Leave out the pictures, then reproduce the rest of the material exactly.

───── Data shown ─────

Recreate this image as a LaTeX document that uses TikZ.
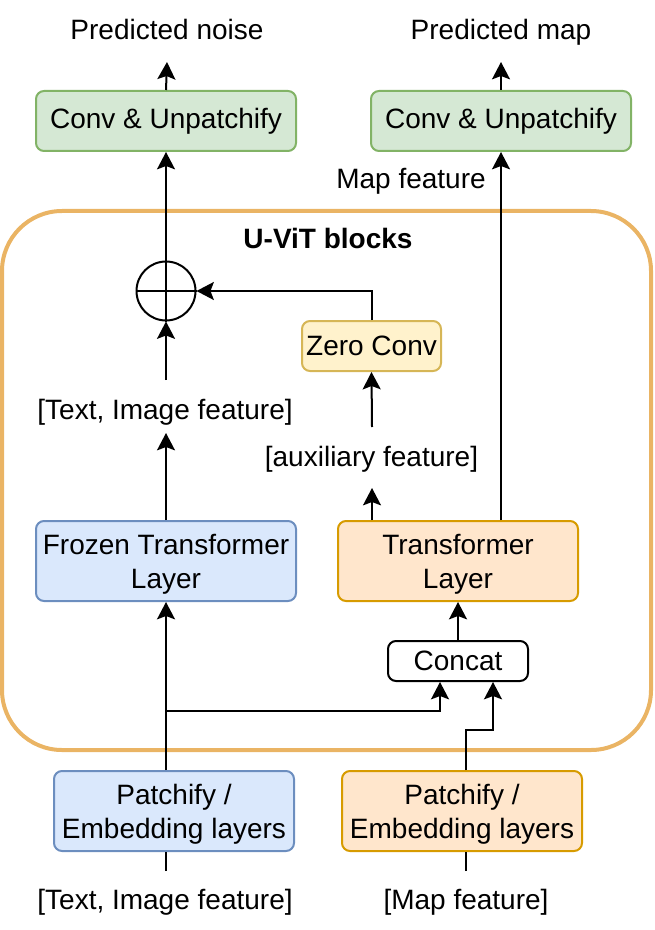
\documentclass[tikz,border=0pt]{standalone}
\usepackage{fontspec}
\setmainfont{Liberation Sans}
\usetikzlibrary{arrows.meta,calc}
\definecolor{gfill}{HTML}{D5E8D4}
\definecolor{gdraw}{HTML}{82B366}
\definecolor{bfill}{HTML}{DAE8FC}
\definecolor{bdraw}{HTML}{6C8EBF}
\definecolor{ofill}{HTML}{FFE6CC}
\definecolor{odraw}{HTML}{D79B00}
\definecolor{yfill}{HTML}{FFF2CC}
\definecolor{ydraw}{HTML}{D6B656}
\definecolor{cont}{HTML}{EAB464}
\newcommand\myup{\rule{0pt}{19.6pt}}
\begin{document}
\begin{tikzpicture}[x=0.75pt,y=-0.75pt,
  font=\fontsize{21}{25.5}\selectfont,
  box/.style={draw, line width=1.5pt, rounded corners=6pt, inner sep=0pt, align=center},
  arr/.style={line width=1.5pt, -{Stealth[length=13pt,width=13.5pt,inset=2.5pt]}},
  ln/.style={line width=1.5pt},
  lbl/.style={inner sep=0pt, anchor=base}]
\useasboundingbox (0,0) rectangle (654,930);
% container
\node[draw=cont, line width=3pt, rounded corners=45pt, minimum width=486.75pt, minimum height=404.25pt, inner sep=0pt] (blk) at (326.5,480.5) {};
\node[lbl, font=\fontsize{21}{25.5}\selectfont\bfseries] (title) at (328,249) {U-ViT blocks};
% boxes
\node[box, fill=gfill, draw=gdraw, minimum width=195pt, minimum height=45pt] (cu1) at (166,121) {Conv \& Unpatchify};
\node[box, fill=gfill, draw=gdraw, minimum width=195pt, minimum height=45pt] (cu2) at (501,121) {Conv \& Unpatchify};
\node[lbl] (pn) at (167,40) {Predicted noise};
\node[lbl] (pm) at (501,40) {Predicted map};
\node[lbl] (mf) at (411,189) {Map feature};
\node[draw, circle, line width=1.5pt, minimum size=44.25pt, inner sep=0pt] (sum) at (166,291) {};
\node[box, fill=yfill, draw=ydraw, minimum width=104.25pt, minimum height=37.5pt] (zc) at (371.5,346) {Zero Conv};
\node[lbl] (tif) at (165,419) {[Text, Image feature]};
\node[lbl] (aux) at (371.5,466) {[auxiliary feature]};
\node[box, fill=bfill, draw=bdraw, minimum width=195pt, minimum height=60pt] (fz) at (166,561) {\myup Frozen Transformer\\Layer};
\node[box, fill=ofill, draw=odraw, minimum width=180pt, minimum height=60pt] (tl) at (458,561) {\myup Transformer\\Layer};
\node[box, draw=black, fill=white, minimum width=105pt, minimum height=30pt] (cc) at (458,661) {Concat};
\node[box, fill=bfill, draw=bdraw, minimum width=180pt, minimum height=60pt] (pe1) at (174,811) {\myup Patchify /\\Embedding layers};
\node[box, fill=ofill, draw=odraw, minimum width=180pt, minimum height=60pt] (pe2) at (462,811) {\myup Patchify /\\Embedding layers};
\node[lbl] (in1) at (165,909) {[Text, Image feature]};
\node[lbl] (in2) at (466,909) {[Map feature]};
% free ends
\coordinate (pnEnd) at (167,62);
\coordinate (pmEnd) at (501,62);
\coordinate (tifTop) at (166,380);
\coordinate (tifBot) at (166,433);
\coordinate (auxTop) at (372,427);
\coordinate (auxBot) at (372,488);
\coordinate (in1Top) at (166,871);
\coordinate (in2Top) at (466,871);
\coordinate (split) at (166,711);
% connectors
\draw[arr] (cu1.north) -- (pnEnd);
\draw[arr] (cu2.north) -- (pmEnd);
\draw[arr] (sum.north) -- (cu1.south);
\draw[ln] (sum.west) -- (sum.east);
\draw[ln] (sum.north) -- (sum.south);
\draw[arr] (tifTop) -- (sum.south);
\draw[arr] (zc.north) |- (sum.east);
\draw[arr] (auxTop) -- (zc.south);
\draw[arr] (fz.north) -- (tifBot);
\draw[arr] (tl.north -| auxBot) -- (auxBot);
\draw[arr] (tl.north -| cu2.south) -- (cu2.south);
\draw[arr] (cc.north) -- (tl.south);
\draw[arr] (pe1.north -| fz.south) -- (fz.south);
\draw[arr] (split) -| ($(cc.south)+(-18,0)$);
\draw[arr] (pe2.north -| in2Top) -- ++(0,-40) -| ($(cc.south)+(35,0)$);
\draw[ln] (in1Top) -- (in1Top |- pe1.south);
\draw[ln] (in2Top) -- (in2Top |- pe2.south);
\end{tikzpicture}
\end{document}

─────

■ **Exercise result**
Recreate this image as a LaTeX document that uses TikZ.
\documentclass[tikz,border=0pt]{standalone}
\usepackage{fontspec}
\setmainfont{Liberation Sans}
\usetikzlibrary{arrows.meta,calc}
\definecolor{gfill}{HTML}{D5E8D4}
\definecolor{gdraw}{HTML}{82B366}
\definecolor{bfill}{HTML}{DAE8FC}
\definecolor{bdraw}{HTML}{6C8EBF}
\definecolor{ofill}{HTML}{FFE6CC}
\definecolor{odraw}{HTML}{D79B00}
\definecolor{yfill}{HTML}{FFF2CC}
\definecolor{ydraw}{HTML}{D6B656}
\definecolor{cont}{HTML}{EAB464}
\newcommand\myup{\rule{0pt}{19.6pt}}
\begin{document}
\begin{tikzpicture}[x=0.75pt,y=-0.75pt,
  font=\fontsize{21}{25.5}\selectfont,
  box/.style={draw, line width=1.5pt, rounded corners=6pt, inner sep=0pt, align=center},
  arr/.style={line width=1.5pt, -{Stealth[length=13pt,width=13.5pt,inset=2.5pt]}},
  ln/.style={line width=1.5pt},
  lbl/.style={inner sep=0pt, anchor=base}]
\useasboundingbox (0,0) rectangle (654,930);
% container
\node[draw=cont, line width=3pt, rounded corners=45pt, minimum width=486.75pt, minimum height=404.25pt, inner sep=0pt] (blk) at (326.5,480.5) {};
\node[lbl, font=\fontsize{21}{25.5}\selectfont\bfseries] (title) at (328,249) {U-ViT blocks};
% boxes
\node[box, fill=gfill, draw=gdraw, minimum width=195pt, minimum height=45pt] (cu1) at (166,121) {Conv \& Unpatchify};
\node[box, fill=gfill, draw=gdraw, minimum width=195pt, minimum height=45pt] (cu2) at (501,121) {Conv \& Unpatchify};
\node[lbl] (pn) at (167,40) {Predicted noise};
\node[lbl] (pm) at (501,40) {Predicted map};
\node[lbl] (mf) at (411,189) {Map feature};
\node[draw, circle, line width=1.5pt, minimum size=44.25pt, inner sep=0pt] (sum) at (166,291) {};
\node[box, fill=yfill, draw=ydraw, minimum width=104.25pt, minimum height=37.5pt] (zc) at (371.5,346) {Zero Conv};
\node[lbl] (tif) at (165,419) {[Text, Image feature]};
\node[lbl] (aux) at (371.5,466) {[auxiliary feature]};
\node[box, fill=bfill, draw=bdraw, minimum width=195pt, minimum height=60pt] (fz) at (166,561) {\myup Frozen Transformer\\Layer};
\node[box, fill=ofill, draw=odraw, minimum width=180pt, minimum height=60pt] (tl) at (458,561) {\myup Transformer\\Layer};
\node[box, draw=black, fill=white, minimum width=105pt, minimum height=30pt] (cc) at (458,661) {Concat};
\node[box, fill=bfill, draw=bdraw, minimum width=180pt, minimum height=60pt] (pe1) at (174,811) {\myup Patchify /\\Embedding layers};
\node[box, fill=ofill, draw=odraw, minimum width=180pt, minimum height=60pt] (pe2) at (462,811) {\myup Patchify /\\Embedding layers};
\node[lbl] (in1) at (165,909) {[Text, Image feature]};
\node[lbl] (in2) at (466,909) {[Map feature]};
% free ends
\coordinate (pnEnd) at (167,62);
\coordinate (pmEnd) at (501,62);
\coordinate (tifTop) at (166,380);
\coordinate (tifBot) at (166,433);
\coordinate (auxTop) at (372,427);
\coordinate (auxBot) at (372,488);
\coordinate (in1Top) at (166,871);
\coordinate (in2Top) at (466,871);
\coordinate (split) at (166,711);
% connectors
\draw[arr] (cu1.north) -- (pnEnd);
\draw[arr] (cu2.north) -- (pmEnd);
\draw[arr] (sum.north) -- (cu1.south);
\draw[ln] (sum.west) -- (sum.east);
\draw[ln] (sum.north) -- (sum.south);
\draw[arr] (tifTop) -- (sum.south);
\draw[arr] (zc.north) |- (sum.east);
\draw[arr] (auxTop) -- (zc.south);
\draw[arr] (fz.north) -- (tifBot);
\draw[arr] (tl.north -| auxBot) -- (auxBot);
\draw[arr] (tl.north -| cu2.south) -- (cu2.south);
\draw[arr] (cc.north) -- (tl.south);
\draw[arr] (pe1.north -| fz.south) -- (fz.south);
\draw[arr] (split) -| ($(cc.south)+(-18,0)$);
\draw[arr] (pe2.north -| in2Top) -- ++(0,-40) -| ($(cc.south)+(35,0)$);
\draw[ln] (in1Top) -- (in1Top |- pe1.south);
\draw[ln] (in2Top) -- (in2Top |- pe2.south);
\end{tikzpicture}
\end{document}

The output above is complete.